--- DATA EXCERPT ---
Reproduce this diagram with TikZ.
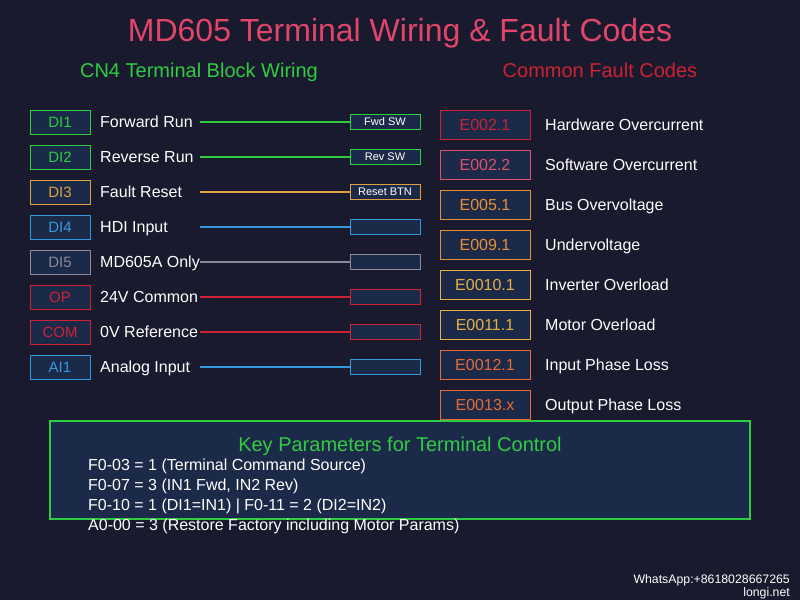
\documentclass[tikz,border=0pt]{standalone}
\usepackage{fontspec}
\setmainfont{Liberation Sans}
\definecolor{bg}{HTML}{1A1A2E}
\definecolor{boxfill}{HTML}{1C2A4A}
\definecolor{titlec}{HTML}{E0456A}
\definecolor{grn}{HTML}{2ECC40}
\definecolor{org}{HTML}{E0A040}
\definecolor{blu}{HTML}{3399DD}
\definecolor{gry}{HTML}{8A8A9A}
\definecolor{rd}{HTML}{CC2233}
\definecolor{pnk}{HTML}{E05068}
\definecolor{ora}{HTML}{E89030}
\definecolor{gld}{HTML}{E8B040}
\definecolor{orr}{HTML}{E86A30}
\begin{document}
\begin{tikzpicture}[x=1pt,y=-1pt,
  term/.style={draw=#1, text=#1, fill=boxfill, line width=1pt, minimum width=60pt, minimum height=24pt, inner sep=0pt, font=\fontsize{15}{15}\selectfont},
  sw/.style={draw=#1, fill=boxfill, line width=1pt, minimum width=70pt, minimum height=15pt, inner sep=0pt, text=white, font=\fontsize{11}{11}\selectfont},
  wire/.style={draw=#1, line width=1.2pt},
  lbl/.style={anchor=base west, text=white, inner sep=0pt, font=\fontsize{16}{16}\selectfont},
  code/.style={draw=#1, text=#1, fill=boxfill, line width=1pt, minimum width=90pt, minimum height=29pt, inner sep=0pt, font=\fontsize{16}{16}\selectfont},
  param/.style={anchor=base west, text=white, inner sep=0pt, font=\fontsize{16}{16}\selectfont}]
\fill[bg] (0,0) rectangle (800,600);
\useasboundingbox (0,0) rectangle (800,600);
\node[anchor=base, text=titlec, inner sep=0pt, font=\fontsize{32}{32}\selectfont] (title) at (400,41.5) {MD605 Terminal Wiring \& Fault Codes};
\node[anchor=base, text=grn, inner sep=0pt, font=\fontsize{20}{20}\selectfont] (lhead) at (199,77) {CN4 Terminal Block Wiring};
\node[anchor=base, text=rd, inner sep=0pt, font=\fontsize{20}{20}\selectfont] (rhead) at (600,77) {Common Fault Codes};
% left column
\foreach \i/\t/\l/\c/\s in {1/DI1/Forward Run/grn/Fwd SW, 2/DI2/Reverse Run/grn/Rev SW, 3/DI3/Fault Reset/org/Reset BTN, 4/DI4/HDI Input/blu/, 5/DI5/MD605A Only/gry/, 6/OP/24V Common/rd/, 7/COM/0V Reference/rd/, 8/AI1/Analog Input/blu/}{
  \pgfmathsetmacro{\yy}{87+35*\i}
  \node[term=\c] (t\i) at (60,\yy) {\t};
  \node[lbl] (l\i) at (100,\yy+5.7) {\l};
  \coordinate (w\i) at (200,\yy);
  \node[sw=\c] (s\i) at (385,\yy) {\s};
  \draw[wire=\c] (w\i) -- (s\i.west);
}
% right column
\foreach \i/\t/\l/\c in {1/E002.1/Hardware Overcurrent/rd, 2/E002.2/Software Overcurrent/pnk, 3/E005.1/Bus Overvoltage/ora, 4/E009.1/Undervoltage/ora, 5/E0010.1/Inverter Overload/gld, 6/E0011.1/Motor Overload/gld, 7/E0012.1/Input Phase Loss/orr, 8/E0013.x/Output Phase Loss/orr}{
  \pgfmathsetmacro{\yy}{84.5+40*\i}
  \node[code=\c] (c\i) at (485,\yy) {\t};
  \node[lbl] (d\i) at (545,\yy+5.7) {\l};
}
% parameters box
\node[draw=grn, fill=boxfill, line width=2pt, minimum width=700pt, minimum height=98pt, inner sep=0pt] (pbox) at (400,470) {};
\node[anchor=base, text=grn, inner sep=0pt, font=\fontsize{20}{20}\selectfont] (ptitle) at (400,451.5) {Key Parameters for Terminal Control};
\node[param] (p1) at (88,470.5) {F0-03 = 1 (Terminal Command Source)};
\node[param] (p2) at (88,490.5) {F0-07 = 3 (IN1 Fwd, IN2 Rev)};
\node[param] (p3) at (88,510.5) {F0-10 = 1 (DI1=IN1) | F0-11 = 2 (DI2=IN2)};
\node[param] (p4) at (88,530.5) {A0-00 = 3 (Restore Factory including Motor Params)};
% watermark
\node[anchor=base east, text=white, inner sep=0pt, font=\fontsize{12.3}{12.3}\selectfont] (wa) at (790,583.5) {WhatsApp:+8618028667265};
\node[anchor=base east, text=white, inner sep=0pt, font=\fontsize{12.3}{12.3}\selectfont] (web) at (790,596.5) {longi.net};
\end{tikzpicture}
\end{document}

--- WHAT NEEDS TO BE DONE ---
The material above must be printed exactly, with its pictures left out.

--- WRITTEN RESPONSE ---
Reproduce this diagram with TikZ.
\documentclass[tikz,border=0pt]{standalone}
\usepackage{fontspec}
\setmainfont{Liberation Sans}
\definecolor{bg}{HTML}{1A1A2E}
\definecolor{boxfill}{HTML}{1C2A4A}
\definecolor{titlec}{HTML}{E0456A}
\definecolor{grn}{HTML}{2ECC40}
\definecolor{org}{HTML}{E0A040}
\definecolor{blu}{HTML}{3399DD}
\definecolor{gry}{HTML}{8A8A9A}
\definecolor{rd}{HTML}{CC2233}
\definecolor{pnk}{HTML}{E05068}
\definecolor{ora}{HTML}{E89030}
\definecolor{gld}{HTML}{E8B040}
\definecolor{orr}{HTML}{E86A30}
\begin{document}
\begin{tikzpicture}[x=1pt,y=-1pt,
  term/.style={draw=#1, text=#1, fill=boxfill, line width=1pt, minimum width=60pt, minimum height=24pt, inner sep=0pt, font=\fontsize{15}{15}\selectfont},
  sw/.style={draw=#1, fill=boxfill, line width=1pt, minimum width=70pt, minimum height=15pt, inner sep=0pt, text=white, font=\fontsize{11}{11}\selectfont},
  wire/.style={draw=#1, line width=1.2pt},
  lbl/.style={anchor=base west, text=white, inner sep=0pt, font=\fontsize{16}{16}\selectfont},
  code/.style={draw=#1, text=#1, fill=boxfill, line width=1pt, minimum width=90pt, minimum height=29pt, inner sep=0pt, font=\fontsize{16}{16}\selectfont},
  param/.style={anchor=base west, text=white, inner sep=0pt, font=\fontsize{16}{16}\selectfont}]
\fill[bg] (0,0) rectangle (800,600);
\useasboundingbox (0,0) rectangle (800,600);
\node[anchor=base, text=titlec, inner sep=0pt, font=\fontsize{32}{32}\selectfont] (title) at (400,41.5) {MD605 Terminal Wiring \& Fault Codes};
\node[anchor=base, text=grn, inner sep=0pt, font=\fontsize{20}{20}\selectfont] (lhead) at (199,77) {CN4 Terminal Block Wiring};
\node[anchor=base, text=rd, inner sep=0pt, font=\fontsize{20}{20}\selectfont] (rhead) at (600,77) {Common Fault Codes};
% left column
\foreach \i/\t/\l/\c/\s in {1/DI1/Forward Run/grn/Fwd SW, 2/DI2/Reverse Run/grn/Rev SW, 3/DI3/Fault Reset/org/Reset BTN, 4/DI4/HDI Input/blu/, 5/DI5/MD605A Only/gry/, 6/OP/24V Common/rd/, 7/COM/0V Reference/rd/, 8/AI1/Analog Input/blu/}{
  \pgfmathsetmacro{\yy}{87+35*\i}
  \node[term=\c] (t\i) at (60,\yy) {\t};
  \node[lbl] (l\i) at (100,\yy+5.7) {\l};
  \coordinate (w\i) at (200,\yy);
  \node[sw=\c] (s\i) at (385,\yy) {\s};
  \draw[wire=\c] (w\i) -- (s\i.west);
}
% right column
\foreach \i/\t/\l/\c in {1/E002.1/Hardware Overcurrent/rd, 2/E002.2/Software Overcurrent/pnk, 3/E005.1/Bus Overvoltage/ora, 4/E009.1/Undervoltage/ora, 5/E0010.1/Inverter Overload/gld, 6/E0011.1/Motor Overload/gld, 7/E0012.1/Input Phase Loss/orr, 8/E0013.x/Output Phase Loss/orr}{
  \pgfmathsetmacro{\yy}{84.5+40*\i}
  \node[code=\c] (c\i) at (485,\yy) {\t};
  \node[lbl] (d\i) at (545,\yy+5.7) {\l};
}
% parameters box
\node[draw=grn, fill=boxfill, line width=2pt, minimum width=700pt, minimum height=98pt, inner sep=0pt] (pbox) at (400,470) {};
\node[anchor=base, text=grn, inner sep=0pt, font=\fontsize{20}{20}\selectfont] (ptitle) at (400,451.5) {Key Parameters for Terminal Control};
\node[param] (p1) at (88,470.5) {F0-03 = 1 (Terminal Command Source)};
\node[param] (p2) at (88,490.5) {F0-07 = 3 (IN1 Fwd, IN2 Rev)};
\node[param] (p3) at (88,510.5) {F0-10 = 1 (DI1=IN1) | F0-11 = 2 (DI2=IN2)};
\node[param] (p4) at (88,530.5) {A0-00 = 3 (Restore Factory including Motor Params)};
% watermark
\node[anchor=base east, text=white, inner sep=0pt, font=\fontsize{12.3}{12.3}\selectfont] (wa) at (790,583.5) {WhatsApp:+8618028667265};
\node[anchor=base east, text=white, inner sep=0pt, font=\fontsize{12.3}{12.3}\selectfont] (web) at (790,596.5) {longi.net};
\end{tikzpicture}
\end{document}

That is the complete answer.